> _Exercise_:
Only the lines holding the string "that" are needed. Copy each one.

> _Records supplied_:

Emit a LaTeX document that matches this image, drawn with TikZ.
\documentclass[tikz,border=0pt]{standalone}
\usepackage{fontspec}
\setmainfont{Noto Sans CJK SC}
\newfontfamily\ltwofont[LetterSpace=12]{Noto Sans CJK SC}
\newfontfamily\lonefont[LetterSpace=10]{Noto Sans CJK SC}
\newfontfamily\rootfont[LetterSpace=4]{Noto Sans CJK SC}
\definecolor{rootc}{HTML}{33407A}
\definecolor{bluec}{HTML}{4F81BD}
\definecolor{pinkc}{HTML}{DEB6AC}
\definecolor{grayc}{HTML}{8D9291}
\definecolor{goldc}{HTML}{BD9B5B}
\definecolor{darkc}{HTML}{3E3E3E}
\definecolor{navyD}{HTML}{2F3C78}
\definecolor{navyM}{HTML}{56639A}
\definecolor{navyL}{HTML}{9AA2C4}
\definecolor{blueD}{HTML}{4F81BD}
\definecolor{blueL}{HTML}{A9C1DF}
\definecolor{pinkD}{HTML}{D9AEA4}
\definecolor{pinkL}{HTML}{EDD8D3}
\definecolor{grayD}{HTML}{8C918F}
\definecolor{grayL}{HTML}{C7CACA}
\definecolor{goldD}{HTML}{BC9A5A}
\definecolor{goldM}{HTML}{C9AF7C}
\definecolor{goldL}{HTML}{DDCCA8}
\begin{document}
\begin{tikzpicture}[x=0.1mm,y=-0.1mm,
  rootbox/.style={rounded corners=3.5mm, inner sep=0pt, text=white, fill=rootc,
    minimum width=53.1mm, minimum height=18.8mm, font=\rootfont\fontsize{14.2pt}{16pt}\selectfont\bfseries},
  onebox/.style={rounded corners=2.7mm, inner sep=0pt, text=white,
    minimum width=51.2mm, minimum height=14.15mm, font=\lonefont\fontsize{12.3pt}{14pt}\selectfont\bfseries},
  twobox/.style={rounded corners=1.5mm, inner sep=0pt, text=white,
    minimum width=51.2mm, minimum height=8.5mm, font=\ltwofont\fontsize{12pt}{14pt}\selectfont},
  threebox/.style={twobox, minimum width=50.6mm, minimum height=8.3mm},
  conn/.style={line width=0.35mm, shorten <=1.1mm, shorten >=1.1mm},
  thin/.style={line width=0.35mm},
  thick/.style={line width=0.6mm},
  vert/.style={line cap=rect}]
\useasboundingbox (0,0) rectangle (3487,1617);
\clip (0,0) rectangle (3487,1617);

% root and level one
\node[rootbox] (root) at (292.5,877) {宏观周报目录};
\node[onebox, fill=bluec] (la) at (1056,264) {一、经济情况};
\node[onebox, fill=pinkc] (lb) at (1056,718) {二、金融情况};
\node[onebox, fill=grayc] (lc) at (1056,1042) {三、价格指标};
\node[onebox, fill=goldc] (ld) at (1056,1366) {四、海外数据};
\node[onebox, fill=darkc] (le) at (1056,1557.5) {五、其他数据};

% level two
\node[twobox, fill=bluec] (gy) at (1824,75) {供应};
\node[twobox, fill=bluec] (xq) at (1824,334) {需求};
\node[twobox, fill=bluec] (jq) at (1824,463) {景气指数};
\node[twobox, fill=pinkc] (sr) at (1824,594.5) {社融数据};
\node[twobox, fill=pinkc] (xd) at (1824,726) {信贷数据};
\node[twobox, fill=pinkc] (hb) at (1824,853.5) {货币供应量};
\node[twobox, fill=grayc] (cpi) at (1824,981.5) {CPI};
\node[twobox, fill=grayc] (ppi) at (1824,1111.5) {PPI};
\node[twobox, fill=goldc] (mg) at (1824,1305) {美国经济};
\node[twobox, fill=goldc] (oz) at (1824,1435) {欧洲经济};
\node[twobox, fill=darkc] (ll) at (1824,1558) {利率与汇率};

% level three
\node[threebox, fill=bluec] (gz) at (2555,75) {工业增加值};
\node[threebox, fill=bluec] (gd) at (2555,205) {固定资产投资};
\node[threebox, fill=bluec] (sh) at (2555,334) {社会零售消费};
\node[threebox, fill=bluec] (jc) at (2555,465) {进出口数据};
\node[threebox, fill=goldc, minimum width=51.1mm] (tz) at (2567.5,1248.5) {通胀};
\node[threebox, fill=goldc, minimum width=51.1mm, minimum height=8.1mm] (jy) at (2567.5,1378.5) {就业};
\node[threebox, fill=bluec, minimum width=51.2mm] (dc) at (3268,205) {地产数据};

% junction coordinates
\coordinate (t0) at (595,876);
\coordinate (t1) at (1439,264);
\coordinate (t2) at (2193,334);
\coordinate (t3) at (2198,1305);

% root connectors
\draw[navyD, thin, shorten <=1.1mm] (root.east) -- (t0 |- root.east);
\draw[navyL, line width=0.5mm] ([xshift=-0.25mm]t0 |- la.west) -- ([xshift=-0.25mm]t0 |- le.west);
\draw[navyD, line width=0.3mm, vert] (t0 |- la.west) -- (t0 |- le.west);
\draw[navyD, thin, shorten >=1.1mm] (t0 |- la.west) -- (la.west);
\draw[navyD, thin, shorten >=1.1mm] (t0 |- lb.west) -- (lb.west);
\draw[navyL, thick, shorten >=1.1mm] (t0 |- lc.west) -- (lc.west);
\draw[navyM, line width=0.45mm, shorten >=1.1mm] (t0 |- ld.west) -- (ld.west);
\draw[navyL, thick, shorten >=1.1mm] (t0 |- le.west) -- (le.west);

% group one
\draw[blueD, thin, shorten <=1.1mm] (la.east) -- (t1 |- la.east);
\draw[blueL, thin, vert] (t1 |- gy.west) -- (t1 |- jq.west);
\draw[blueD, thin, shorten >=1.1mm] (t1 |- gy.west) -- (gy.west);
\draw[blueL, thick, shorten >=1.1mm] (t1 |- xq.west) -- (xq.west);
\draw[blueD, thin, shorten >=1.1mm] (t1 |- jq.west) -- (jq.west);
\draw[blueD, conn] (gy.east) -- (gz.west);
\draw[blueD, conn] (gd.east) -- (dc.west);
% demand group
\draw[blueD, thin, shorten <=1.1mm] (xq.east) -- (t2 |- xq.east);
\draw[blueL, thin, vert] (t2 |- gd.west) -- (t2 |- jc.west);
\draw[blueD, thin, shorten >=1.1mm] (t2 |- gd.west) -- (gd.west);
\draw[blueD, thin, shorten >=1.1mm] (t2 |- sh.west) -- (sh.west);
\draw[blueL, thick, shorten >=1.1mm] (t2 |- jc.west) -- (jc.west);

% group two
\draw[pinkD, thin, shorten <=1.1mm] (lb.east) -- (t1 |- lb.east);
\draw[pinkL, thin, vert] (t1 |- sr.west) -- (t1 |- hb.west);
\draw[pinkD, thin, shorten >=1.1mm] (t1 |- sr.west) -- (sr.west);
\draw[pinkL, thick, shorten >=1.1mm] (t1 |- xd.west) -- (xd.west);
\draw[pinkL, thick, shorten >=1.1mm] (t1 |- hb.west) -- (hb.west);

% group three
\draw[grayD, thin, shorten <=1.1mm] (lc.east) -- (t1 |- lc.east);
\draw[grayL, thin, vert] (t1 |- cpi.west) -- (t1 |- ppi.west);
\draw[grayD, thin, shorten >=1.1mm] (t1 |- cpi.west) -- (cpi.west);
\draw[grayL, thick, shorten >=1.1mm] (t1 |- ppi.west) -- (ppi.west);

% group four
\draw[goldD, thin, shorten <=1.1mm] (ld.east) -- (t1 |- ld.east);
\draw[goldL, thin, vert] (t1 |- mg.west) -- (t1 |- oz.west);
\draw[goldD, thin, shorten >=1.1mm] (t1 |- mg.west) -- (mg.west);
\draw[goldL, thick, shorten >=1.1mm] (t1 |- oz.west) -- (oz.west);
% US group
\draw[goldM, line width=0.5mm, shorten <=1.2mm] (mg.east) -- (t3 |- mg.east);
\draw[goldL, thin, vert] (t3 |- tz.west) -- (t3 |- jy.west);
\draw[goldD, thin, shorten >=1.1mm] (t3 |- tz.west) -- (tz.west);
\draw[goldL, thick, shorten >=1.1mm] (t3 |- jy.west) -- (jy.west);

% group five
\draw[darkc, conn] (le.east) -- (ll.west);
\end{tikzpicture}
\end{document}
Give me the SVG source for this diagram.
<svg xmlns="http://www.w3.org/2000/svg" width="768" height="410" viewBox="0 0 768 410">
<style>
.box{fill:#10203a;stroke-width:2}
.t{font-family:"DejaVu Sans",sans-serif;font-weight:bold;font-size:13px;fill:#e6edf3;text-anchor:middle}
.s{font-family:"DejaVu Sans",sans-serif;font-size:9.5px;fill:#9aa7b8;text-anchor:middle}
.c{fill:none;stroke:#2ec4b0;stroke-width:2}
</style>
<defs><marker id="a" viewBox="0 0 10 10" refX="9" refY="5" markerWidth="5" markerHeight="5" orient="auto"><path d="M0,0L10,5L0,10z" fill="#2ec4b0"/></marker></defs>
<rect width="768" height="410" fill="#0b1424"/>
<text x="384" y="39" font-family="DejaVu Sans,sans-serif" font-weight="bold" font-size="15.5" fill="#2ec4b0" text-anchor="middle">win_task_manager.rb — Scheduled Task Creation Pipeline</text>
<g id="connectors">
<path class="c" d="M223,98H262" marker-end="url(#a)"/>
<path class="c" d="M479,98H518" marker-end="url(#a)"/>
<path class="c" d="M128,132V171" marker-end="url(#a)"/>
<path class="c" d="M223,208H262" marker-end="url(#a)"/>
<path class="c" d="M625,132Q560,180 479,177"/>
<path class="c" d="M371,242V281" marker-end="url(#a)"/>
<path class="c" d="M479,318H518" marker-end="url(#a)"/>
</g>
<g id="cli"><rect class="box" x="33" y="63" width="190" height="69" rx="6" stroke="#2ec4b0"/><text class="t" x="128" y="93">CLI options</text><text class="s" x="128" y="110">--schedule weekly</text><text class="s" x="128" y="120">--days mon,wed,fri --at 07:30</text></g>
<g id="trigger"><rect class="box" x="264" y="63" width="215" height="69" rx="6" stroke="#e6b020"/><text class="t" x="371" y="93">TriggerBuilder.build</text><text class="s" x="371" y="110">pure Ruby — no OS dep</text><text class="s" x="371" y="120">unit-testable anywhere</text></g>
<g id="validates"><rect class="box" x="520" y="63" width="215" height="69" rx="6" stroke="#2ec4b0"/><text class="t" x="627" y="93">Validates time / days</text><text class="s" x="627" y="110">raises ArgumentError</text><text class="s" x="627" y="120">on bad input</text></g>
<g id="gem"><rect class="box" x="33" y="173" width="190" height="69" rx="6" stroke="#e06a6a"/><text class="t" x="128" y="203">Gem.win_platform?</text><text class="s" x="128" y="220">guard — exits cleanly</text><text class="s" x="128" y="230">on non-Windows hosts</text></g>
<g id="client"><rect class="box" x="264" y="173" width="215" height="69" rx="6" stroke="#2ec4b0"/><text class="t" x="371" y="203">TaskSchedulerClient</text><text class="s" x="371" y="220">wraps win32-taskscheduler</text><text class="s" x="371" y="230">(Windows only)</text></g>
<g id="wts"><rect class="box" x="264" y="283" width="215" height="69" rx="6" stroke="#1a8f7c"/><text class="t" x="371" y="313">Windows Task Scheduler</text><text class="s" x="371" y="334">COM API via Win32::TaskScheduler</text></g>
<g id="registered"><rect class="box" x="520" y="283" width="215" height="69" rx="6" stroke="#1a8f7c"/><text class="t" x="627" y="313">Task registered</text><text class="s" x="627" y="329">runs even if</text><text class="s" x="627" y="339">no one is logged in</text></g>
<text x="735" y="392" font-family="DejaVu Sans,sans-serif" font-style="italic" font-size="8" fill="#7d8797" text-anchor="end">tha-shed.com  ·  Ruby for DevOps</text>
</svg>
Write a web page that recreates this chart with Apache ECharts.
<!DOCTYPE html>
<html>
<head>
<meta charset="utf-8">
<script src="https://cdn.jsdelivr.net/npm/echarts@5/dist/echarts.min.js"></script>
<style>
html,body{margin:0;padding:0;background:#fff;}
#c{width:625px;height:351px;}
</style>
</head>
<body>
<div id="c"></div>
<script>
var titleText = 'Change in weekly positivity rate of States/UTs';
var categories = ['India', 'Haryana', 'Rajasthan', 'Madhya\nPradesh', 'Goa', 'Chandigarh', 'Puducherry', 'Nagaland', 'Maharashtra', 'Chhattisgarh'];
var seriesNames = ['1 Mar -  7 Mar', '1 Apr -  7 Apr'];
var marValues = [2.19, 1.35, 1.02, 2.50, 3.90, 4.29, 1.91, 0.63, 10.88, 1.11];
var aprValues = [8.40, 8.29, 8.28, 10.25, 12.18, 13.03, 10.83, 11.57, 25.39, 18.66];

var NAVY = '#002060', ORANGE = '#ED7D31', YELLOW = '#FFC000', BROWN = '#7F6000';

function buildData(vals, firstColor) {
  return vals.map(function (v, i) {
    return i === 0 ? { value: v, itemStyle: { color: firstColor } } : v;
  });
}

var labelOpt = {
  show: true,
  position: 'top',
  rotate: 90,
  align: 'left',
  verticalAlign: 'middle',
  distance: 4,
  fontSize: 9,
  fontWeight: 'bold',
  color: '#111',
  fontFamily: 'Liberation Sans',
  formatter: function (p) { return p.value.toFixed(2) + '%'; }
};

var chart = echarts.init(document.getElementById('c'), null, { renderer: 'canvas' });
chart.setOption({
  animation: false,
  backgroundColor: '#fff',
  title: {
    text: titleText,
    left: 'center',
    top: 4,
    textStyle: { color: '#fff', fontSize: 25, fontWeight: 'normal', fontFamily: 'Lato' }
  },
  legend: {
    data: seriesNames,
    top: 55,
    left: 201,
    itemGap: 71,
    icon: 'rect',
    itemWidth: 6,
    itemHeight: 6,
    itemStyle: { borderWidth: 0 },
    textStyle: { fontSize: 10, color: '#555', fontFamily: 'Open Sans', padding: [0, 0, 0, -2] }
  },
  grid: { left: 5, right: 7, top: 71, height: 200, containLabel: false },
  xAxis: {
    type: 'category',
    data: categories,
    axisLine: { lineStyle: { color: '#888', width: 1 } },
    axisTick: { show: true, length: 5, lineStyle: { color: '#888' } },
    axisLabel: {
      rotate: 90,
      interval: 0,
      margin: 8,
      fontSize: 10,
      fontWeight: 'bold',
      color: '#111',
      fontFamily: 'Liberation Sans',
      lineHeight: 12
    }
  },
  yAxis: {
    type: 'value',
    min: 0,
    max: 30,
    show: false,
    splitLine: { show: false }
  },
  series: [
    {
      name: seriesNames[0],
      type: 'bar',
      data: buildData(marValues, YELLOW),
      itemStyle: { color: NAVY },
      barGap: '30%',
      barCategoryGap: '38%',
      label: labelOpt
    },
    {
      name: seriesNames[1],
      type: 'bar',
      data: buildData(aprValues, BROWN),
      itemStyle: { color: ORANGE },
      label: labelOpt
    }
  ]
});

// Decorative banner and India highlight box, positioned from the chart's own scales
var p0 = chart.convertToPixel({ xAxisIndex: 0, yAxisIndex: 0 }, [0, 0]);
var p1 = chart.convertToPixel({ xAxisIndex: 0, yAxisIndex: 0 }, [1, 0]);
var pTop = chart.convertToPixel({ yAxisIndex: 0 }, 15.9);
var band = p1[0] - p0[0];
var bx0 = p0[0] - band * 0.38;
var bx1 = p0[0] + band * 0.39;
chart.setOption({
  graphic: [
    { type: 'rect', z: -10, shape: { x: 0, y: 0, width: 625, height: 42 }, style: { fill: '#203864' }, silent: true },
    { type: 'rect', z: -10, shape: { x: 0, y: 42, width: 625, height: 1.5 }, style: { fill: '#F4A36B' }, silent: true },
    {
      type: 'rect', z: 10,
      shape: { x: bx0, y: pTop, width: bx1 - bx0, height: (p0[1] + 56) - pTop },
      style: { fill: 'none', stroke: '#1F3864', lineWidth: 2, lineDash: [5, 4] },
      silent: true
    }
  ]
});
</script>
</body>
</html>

> _Problem solution_:
Emit a LaTeX document that matches this image, drawn with TikZ.
Write a web page that recreates this chart with Apache ECharts.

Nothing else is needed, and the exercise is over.